US oil prices have jumped more than 30% since the closure of the Strait of Hormuz, pushing the national average gas price to $4.56 a gallon and weighing heavily on travel economics. Spirit Airlines abruptly ceased operations on 2 May after citing higher jet fuel costs, with passengers facing higher fares and reduced competition across many routes. Broader travel demand remains resilient, but consumers are shifting to buses, rail, and more expensive alternative flights as energy-driven costs continue to rise.

Analysis

The first-order read is obvious: higher fuel is a tax on transport, but the second-order impact is a forced re-pricing of the entire leisure-travel stack. When the low-cost edge disappears, the industry doesn’t just lose one carrier; it loses the pricing anchor that kept legacy carriers from fully exploiting peak-season demand.
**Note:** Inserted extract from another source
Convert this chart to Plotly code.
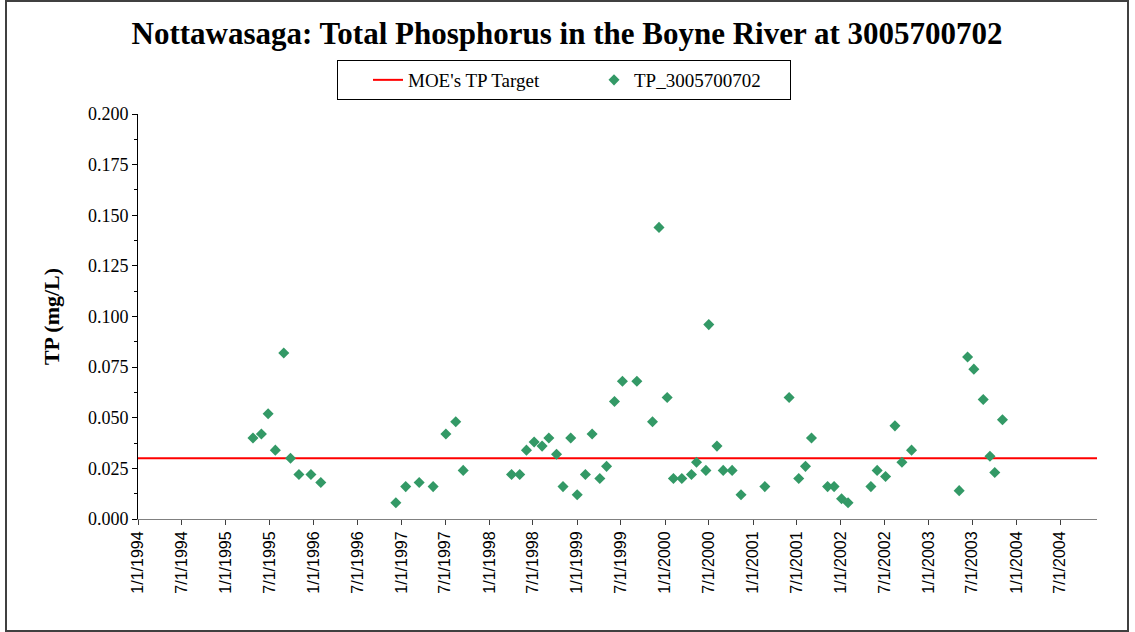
import plotly.graph_objects as go

# ---------------- data ----------------
sample_dates = [
    "1995-04-24", "1995-05-29", "1995-06-26", "1995-07-26", "1995-08-30",
    "1995-09-27", "1995-11-01", "1995-12-21", "1996-01-31", "1996-12-08",
    "1997-01-18", "1997-03-15", "1997-05-12", "1997-07-04", "1997-08-14",
    "1997-09-14", "1998-04-03", "1998-05-07", "1998-06-04", "1998-07-06",
    "1998-08-08", "1998-09-05", "1998-10-07", "1998-11-03", "1998-12-05",
    "1999-01-01", "1999-02-04", "1999-03-04", "1999-04-05", "1999-05-03",
    "1999-06-05", "1999-07-08", "1999-09-06", "1999-11-10", "1999-12-07",
    "2000-01-10", "2000-02-05", "2000-03-11", "2000-04-20", "2000-05-11",
    "2000-06-19", "2000-07-01", "2000-08-04", "2000-08-30", "2000-10-06",
    "2000-11-12", "2001-02-19", "2001-05-31", "2001-07-10", "2001-08-07",
    "2001-09-01", "2001-11-07", "2001-12-04", "2002-01-04", "2002-01-31",
    "2002-05-06", "2002-06-01", "2002-07-06", "2002-08-14", "2002-09-12",
    "2002-10-22", "2003-05-08", "2003-06-12", "2003-07-08", "2003-08-16",
    "2003-09-13", "2003-10-03", "2003-11-04",
]
tp_values = [
    0.040, 0.042, 0.052, 0.034, 0.082,
    0.030, 0.022, 0.022, 0.018, 0.008,
    0.016, 0.018, 0.016, 0.042, 0.048,
    0.024, 0.022, 0.022, 0.034, 0.038,
    0.036, 0.040, 0.032, 0.016, 0.040,
    0.012, 0.022, 0.042, 0.020, 0.026,
    0.058, 0.068, 0.068, 0.048, 0.144,
    0.060, 0.020, 0.020, 0.022, 0.028,
    0.024, 0.096, 0.036, 0.024, 0.024,
    0.012, 0.016, 0.060, 0.020, 0.026,
    0.040, 0.016, 0.016, 0.010, 0.008,
    0.016, 0.024, 0.021, 0.046, 0.028,
    0.034, 0.014, 0.080, 0.074, 0.059,
    0.031, 0.023, 0.049,
]
target_dates = ["1994-01-01", "2004-12-01"]
target_values = [0.03, 0.03]

x_range = ["1994-01-01", "2004-12-01"]
y_range = [0, 0.2]

# ---------------- layout geometry (pixels) ----------------
W, H = 1135, 632
PL, PR, PT, PB = 138, 1097, 114, 519


def px_x(p):
    return (p - PL) / (PR - PL)


def px_y(p):
    return (PB - p) / (PB - PT)


fig = go.Figure()
fig.add_trace(go.Scatter(
    x=target_dates, y=target_values, mode="lines", name="MOE's TP Target",
    line=dict(color="#FF0000", width=2),
))
fig.add_trace(go.Scatter(
    x=sample_dates, y=tp_values, mode="markers", name="TP_3005700702",
    marker=dict(symbol="diamond", color="#339966", size=8.5,
                line=dict(width=0)),
))

fig.update_layout(
    width=W, height=H,
    margin=dict(l=PL, r=W - PR, t=PT, b=H - PB, pad=0),
    paper_bgcolor="white", plot_bgcolor="white",
    title=dict(
        text="<b>Nottawasaga: Total Phosphorus in the Boyne River at 3005700702</b>",
        x=567 / W, xref="container", xanchor="center",
        y=1 - 33 / H, yref="container", yanchor="middle",
        font=dict(family="Liberation Serif", size=31, color="black"),
    ),
    showlegend=True,
    legend=dict(
        orientation="h",
        x=px_x(337), xanchor="left",
        y=px_y(60), yanchor="top",
        bordercolor="black", borderwidth=1,
        bgcolor="white",
        font=dict(family="Liberation Serif", size=19, color="black"),
        entrywidth=151, entrywidthmode="pixels",
        indentation=30,
        tracegroupgap=0,
    ),
    xaxis=dict(
        type="date",
        range=x_range,
        tick0="1994-01-01", dtick="M6",
        tickformat="%-m/%-d/%Y",
        tickangle=-90,
        ticks="outside", ticklen=5, tickcolor="#404040",
        showline=True, linecolor="#808080", linewidth=1,
        showgrid=False, zeroline=False,
        tickfont=dict(family="Liberation Sans", size=16, color="black"),
    ),
    yaxis=dict(
        range=y_range,
        tick0=0, dtick=0.025,
        tickformat=".3f",
        ticks="outside", ticklen=5, tickcolor="black",
        minor=dict(dtick=0.0125, ticks="outside", ticklen=3, tickcolor="black"),
        showline=True, linecolor="black", linewidth=1,
        showgrid=False, zeroline=False,
        tickfont=dict(family="Liberation Serif", size=18, color="black"),
        title=dict(text="<b>TP (mg/L)</b>", standoff=22,
                   font=dict(family="Liberation Serif", size=22, color="black")),
    ),
    shapes=[dict(
        type="rect", xref="paper", yref="paper",
        x0=px_x(6), x1=px_x(1128), y0=px_y(631), y1=px_y(1),
        line=dict(color="#404040", width=2), fillcolor="rgba(0,0,0,0)",
        layer="below",
    )],
)

fig.write_html(
    "out.html",
    config={"displayModeBar": False},
    post_script="document.body.style.margin='0';document.body.style.overflow='hidden';",
)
That means yield management is likely to stay tighter for months, not weeks, because the replacement capacity is structurally more expensive and less elastic. The bigger winner is not airlines but the ground-transport substitutes and the premium travel complex. Rail and intercity bus operators can capture some spillover demand at the margin, but the more durable beneficiaries are companies tied to higher-income travelers who can absorb fare shocks without canceling trips. This is a classic “trade down in mode, trade up in mix” setup: fewer discretionary flyers, more spend per trip among those who still go, and better economics for operators with pricing power. For airlines, the real risk is a negative feedback loop: higher fuel costs force fare increases, fare increases suppress volume, and lower load factors make the fixed-cost problem worse. That dynamic is most dangerous for carriers with weak balance sheets or narrow route networks over the next 1-2 quarters, especially if oil stays elevated into late summer booking season. A policy backstop is possible, but the fact that no assistance materialized suggests the market should not assign much value to rescue optionality unless fuel spikes another 10-15% from here. The contrarian angle is that demand may be more resilient than feared because consumers are increasingly financing vacations rather than forgoing them. That supports nominal revenue, but it does not rescue margin for the weakest operators; in fact, it may intensify competitive bifurcation as stronger brands capture share. So the most actionable setup is not a broad short on travel, but a dispersion trade favoring pricing power and against subscale low-cost carriers.